**EXERCISE BRIEF**: Extract all of the data and reproduce it precisely.

○ ○ ○ ○ ○

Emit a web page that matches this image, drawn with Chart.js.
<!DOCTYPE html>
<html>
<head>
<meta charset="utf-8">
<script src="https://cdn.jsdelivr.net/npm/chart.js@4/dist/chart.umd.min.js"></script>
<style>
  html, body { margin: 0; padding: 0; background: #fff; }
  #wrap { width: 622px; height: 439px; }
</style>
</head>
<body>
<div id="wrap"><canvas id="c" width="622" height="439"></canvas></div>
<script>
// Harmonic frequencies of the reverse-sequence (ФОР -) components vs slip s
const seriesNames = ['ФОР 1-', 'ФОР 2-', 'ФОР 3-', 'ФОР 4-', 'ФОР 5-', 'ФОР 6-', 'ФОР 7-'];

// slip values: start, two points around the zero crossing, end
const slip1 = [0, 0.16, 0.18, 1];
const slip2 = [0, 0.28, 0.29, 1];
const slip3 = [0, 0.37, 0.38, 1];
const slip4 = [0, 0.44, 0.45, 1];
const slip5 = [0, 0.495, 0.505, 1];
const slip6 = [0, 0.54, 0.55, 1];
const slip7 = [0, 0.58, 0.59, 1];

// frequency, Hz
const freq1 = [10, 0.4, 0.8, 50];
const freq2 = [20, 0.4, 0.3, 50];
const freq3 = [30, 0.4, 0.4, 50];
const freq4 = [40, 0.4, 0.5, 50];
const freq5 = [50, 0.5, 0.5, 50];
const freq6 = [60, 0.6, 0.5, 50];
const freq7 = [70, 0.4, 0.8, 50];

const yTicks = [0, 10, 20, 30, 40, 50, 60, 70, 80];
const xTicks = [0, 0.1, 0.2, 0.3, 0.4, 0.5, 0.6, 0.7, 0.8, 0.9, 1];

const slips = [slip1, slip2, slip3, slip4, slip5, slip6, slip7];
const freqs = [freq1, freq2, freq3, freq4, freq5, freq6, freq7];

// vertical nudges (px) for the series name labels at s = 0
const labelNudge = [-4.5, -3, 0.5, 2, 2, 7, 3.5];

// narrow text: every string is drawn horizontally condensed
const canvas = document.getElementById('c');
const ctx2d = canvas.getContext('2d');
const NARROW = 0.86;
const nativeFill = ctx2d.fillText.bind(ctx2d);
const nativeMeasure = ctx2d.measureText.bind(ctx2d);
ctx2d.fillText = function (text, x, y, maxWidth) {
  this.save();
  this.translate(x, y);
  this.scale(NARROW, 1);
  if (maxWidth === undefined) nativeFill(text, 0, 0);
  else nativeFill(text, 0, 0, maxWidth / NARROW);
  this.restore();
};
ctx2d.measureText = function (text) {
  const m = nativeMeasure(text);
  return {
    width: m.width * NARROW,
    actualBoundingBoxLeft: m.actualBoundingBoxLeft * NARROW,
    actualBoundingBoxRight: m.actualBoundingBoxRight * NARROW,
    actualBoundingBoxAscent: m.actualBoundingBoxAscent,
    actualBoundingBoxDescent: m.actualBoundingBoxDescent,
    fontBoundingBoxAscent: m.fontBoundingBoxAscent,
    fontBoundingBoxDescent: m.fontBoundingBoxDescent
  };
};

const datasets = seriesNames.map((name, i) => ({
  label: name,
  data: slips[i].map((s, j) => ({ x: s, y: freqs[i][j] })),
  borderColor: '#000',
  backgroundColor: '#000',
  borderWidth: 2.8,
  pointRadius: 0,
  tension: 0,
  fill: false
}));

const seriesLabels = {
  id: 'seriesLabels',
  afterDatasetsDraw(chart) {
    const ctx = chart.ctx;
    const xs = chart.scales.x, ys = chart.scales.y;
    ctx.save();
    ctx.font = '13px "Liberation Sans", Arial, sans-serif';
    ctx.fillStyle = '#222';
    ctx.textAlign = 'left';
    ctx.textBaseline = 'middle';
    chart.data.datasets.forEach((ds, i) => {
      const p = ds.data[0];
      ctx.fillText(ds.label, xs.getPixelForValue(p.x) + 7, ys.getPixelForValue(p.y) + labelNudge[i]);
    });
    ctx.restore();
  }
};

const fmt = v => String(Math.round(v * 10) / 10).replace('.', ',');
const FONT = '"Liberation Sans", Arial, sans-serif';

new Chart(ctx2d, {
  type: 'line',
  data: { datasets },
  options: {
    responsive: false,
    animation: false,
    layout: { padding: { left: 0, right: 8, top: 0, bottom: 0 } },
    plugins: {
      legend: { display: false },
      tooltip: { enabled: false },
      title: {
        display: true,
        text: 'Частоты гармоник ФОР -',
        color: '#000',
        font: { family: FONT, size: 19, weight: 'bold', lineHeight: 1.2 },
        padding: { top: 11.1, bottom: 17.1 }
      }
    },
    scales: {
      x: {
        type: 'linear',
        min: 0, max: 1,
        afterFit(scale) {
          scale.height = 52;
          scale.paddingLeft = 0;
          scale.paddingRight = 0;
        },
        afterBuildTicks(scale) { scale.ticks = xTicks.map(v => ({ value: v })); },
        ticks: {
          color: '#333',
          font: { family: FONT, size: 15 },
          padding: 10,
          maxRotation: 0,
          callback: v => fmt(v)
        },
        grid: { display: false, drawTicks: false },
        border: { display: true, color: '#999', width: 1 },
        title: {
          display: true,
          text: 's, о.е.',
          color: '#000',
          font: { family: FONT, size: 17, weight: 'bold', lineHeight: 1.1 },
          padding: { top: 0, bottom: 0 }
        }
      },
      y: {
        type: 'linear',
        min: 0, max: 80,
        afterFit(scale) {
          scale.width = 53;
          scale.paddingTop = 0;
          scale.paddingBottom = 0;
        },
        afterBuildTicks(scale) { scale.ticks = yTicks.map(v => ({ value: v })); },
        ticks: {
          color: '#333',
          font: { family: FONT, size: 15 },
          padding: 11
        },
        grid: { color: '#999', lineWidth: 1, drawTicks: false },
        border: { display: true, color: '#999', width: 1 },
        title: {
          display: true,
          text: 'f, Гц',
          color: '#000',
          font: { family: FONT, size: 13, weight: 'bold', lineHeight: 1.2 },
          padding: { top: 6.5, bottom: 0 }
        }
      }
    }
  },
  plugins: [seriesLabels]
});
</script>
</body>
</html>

○ ○ ○ ○ ○

**SOLUTION**:
Emit a web page that matches this image, drawn with Chart.js.
<!DOCTYPE html>
<html>
<head>
<meta charset="utf-8">
<script src="https://cdn.jsdelivr.net/npm/chart.js@4/dist/chart.umd.min.js"></script>
<style>
  html, body { margin: 0; padding: 0; background: #fff; }
  #wrap { width: 622px; height: 439px; }
</style>
</head>
<body>
<div id="wrap"><canvas id="c" width="622" height="439"></canvas></div>
<script>
// Harmonic frequencies of the reverse-sequence (ФОР -) components vs slip s
const seriesNames = ['ФОР 1-', 'ФОР 2-', 'ФОР 3-', 'ФОР 4-', 'ФОР 5-', 'ФОР 6-', 'ФОР 7-'];

// slip values: start, two points around the zero crossing, end
const slip1 = [0, 0.16, 0.18, 1];
const slip2 = [0, 0.28, 0.29, 1];
const slip3 = [0, 0.37, 0.38, 1];
const slip4 = [0, 0.44, 0.45, 1];
const slip5 = [0, 0.495, 0.505, 1];
const slip6 = [0, 0.54, 0.55, 1];
const slip7 = [0, 0.58, 0.59, 1];

// frequency, Hz
const freq1 = [10, 0.4, 0.8, 50];
const freq2 = [20, 0.4, 0.3, 50];
const freq3 = [30, 0.4, 0.4, 50];
const freq4 = [40, 0.4, 0.5, 50];
const freq5 = [50, 0.5, 0.5, 50];
const freq6 = [60, 0.6, 0.5, 50];
const freq7 = [70, 0.4, 0.8, 50];

const yTicks = [0, 10, 20, 30, 40, 50, 60, 70, 80];
const xTicks = [0, 0.1, 0.2, 0.3, 0.4, 0.5, 0.6, 0.7, 0.8, 0.9, 1];

const slips = [slip1, slip2, slip3, slip4, slip5, slip6, slip7];
const freqs = [freq1, freq2, freq3, freq4, freq5, freq6, freq7];

// vertical nudges (px) for the series name labels at s = 0
const labelNudge = [-4.5, -3, 0.5, 2, 2, 7, 3.5];

// narrow text: every string is drawn horizontally condensed
const canvas = document.getElementById('c');
const ctx2d = canvas.getContext('2d');
const NARROW = 0.86;
const nativeFill = ctx2d.fillText.bind(ctx2d);
const nativeMeasure = ctx2d.measureText.bind(ctx2d);
ctx2d.fillText = function (text, x, y, maxWidth) {
  this.save();
  this.translate(x, y);
  this.scale(NARROW, 1);
  if (maxWidth === undefined) nativeFill(text, 0, 0);
  else nativeFill(text, 0, 0, maxWidth / NARROW);
  this.restore();
};
ctx2d.measureText = function (text) {
  const m = nativeMeasure(text);
  return {
    width: m.width * NARROW,
    actualBoundingBoxLeft: m.actualBoundingBoxLeft * NARROW,
    actualBoundingBoxRight: m.actualBoundingBoxRight * NARROW,
    actualBoundingBoxAscent: m.actualBoundingBoxAscent,
    actualBoundingBoxDescent: m.actualBoundingBoxDescent,
    fontBoundingBoxAscent: m.fontBoundingBoxAscent,
    fontBoundingBoxDescent: m.fontBoundingBoxDescent
  };
};

const datasets = seriesNames.map((name, i) => ({
  label: name,
  data: slips[i].map((s, j) => ({ x: s, y: freqs[i][j] })),
  borderColor: '#000',
  backgroundColor: '#000',
  borderWidth: 2.8,
  pointRadius: 0,
  tension: 0,
  fill: false
}));

const seriesLabels = {
  id: 'seriesLabels',
  afterDatasetsDraw(chart) {
    const ctx = chart.ctx;
    const xs = chart.scales.x, ys = chart.scales.y;
    ctx.save();
    ctx.font = '13px "Liberation Sans", Arial, sans-serif';
    ctx.fillStyle = '#222';
    ctx.textAlign = 'left';
    ctx.textBaseline = 'middle';
    chart.data.datasets.forEach((ds, i) => {
      const p = ds.data[0];
      ctx.fillText(ds.label, xs.getPixelForValue(p.x) + 7, ys.getPixelForValue(p.y) + labelNudge[i]);
    });
    ctx.restore();
  }
};

const fmt = v => String(Math.round(v * 10) / 10).replace('.', ',');
const FONT = '"Liberation Sans", Arial, sans-serif';

new Chart(ctx2d, {
  type: 'line',
  data: { datasets },
  options: {
    responsive: false,
    animation: false,
    layout: { padding: { left: 0, right: 8, top: 0, bottom: 0 } },
    plugins: {
      legend: { display: false },
      tooltip: { enabled: false },
      title: {
        display: true,
        text: 'Частоты гармоник ФОР -',
        color: '#000',
        font: { family: FONT, size: 19, weight: 'bold', lineHeight: 1.2 },
        padding: { top: 11.1, bottom: 17.1 }
      }
    },
    scales: {
      x: {
        type: 'linear',
        min: 0, max: 1,
        afterFit(scale) {
          scale.height = 52;
          scale.paddingLeft = 0;
          scale.paddingRight = 0;
        },
        afterBuildTicks(scale) { scale.ticks = xTicks.map(v => ({ value: v })); },
        ticks: {
          color: '#333',
          font: { family: FONT, size: 15 },
          padding: 10,
          maxRotation: 0,
          callback: v => fmt(v)
        },
        grid: { display: false, drawTicks: false },
        border: { display: true, color: '#999', width: 1 },
        title: {
          display: true,
          text: 's, о.е.',
          color: '#000',
          font: { family: FONT, size: 17, weight: 'bold', lineHeight: 1.1 },
          padding: { top: 0, bottom: 0 }
        }
      },
      y: {
        type: 'linear',
        min: 0, max: 80,
        afterFit(scale) {
          scale.width = 53;
          scale.paddingTop = 0;
          scale.paddingBottom = 0;
        },
        afterBuildTicks(scale) { scale.ticks = yTicks.map(v => ({ value: v })); },
        ticks: {
          color: '#333',
          font: { family: FONT, size: 15 },
          padding: 11
        },
        grid: { color: '#999', lineWidth: 1, drawTicks: false },
        border: { display: true, color: '#999', width: 1 },
        title: {
          display: true,
          text: 'f, Гц',
          color: '#000',
          font: { family: FONT, size: 13, weight: 'bold', lineHeight: 1.2 },
          padding: { top: 6.5, bottom: 0 }
        }
      }
    }
  },
  plugins: [seriesLabels]
});
</script>
</body>
</html>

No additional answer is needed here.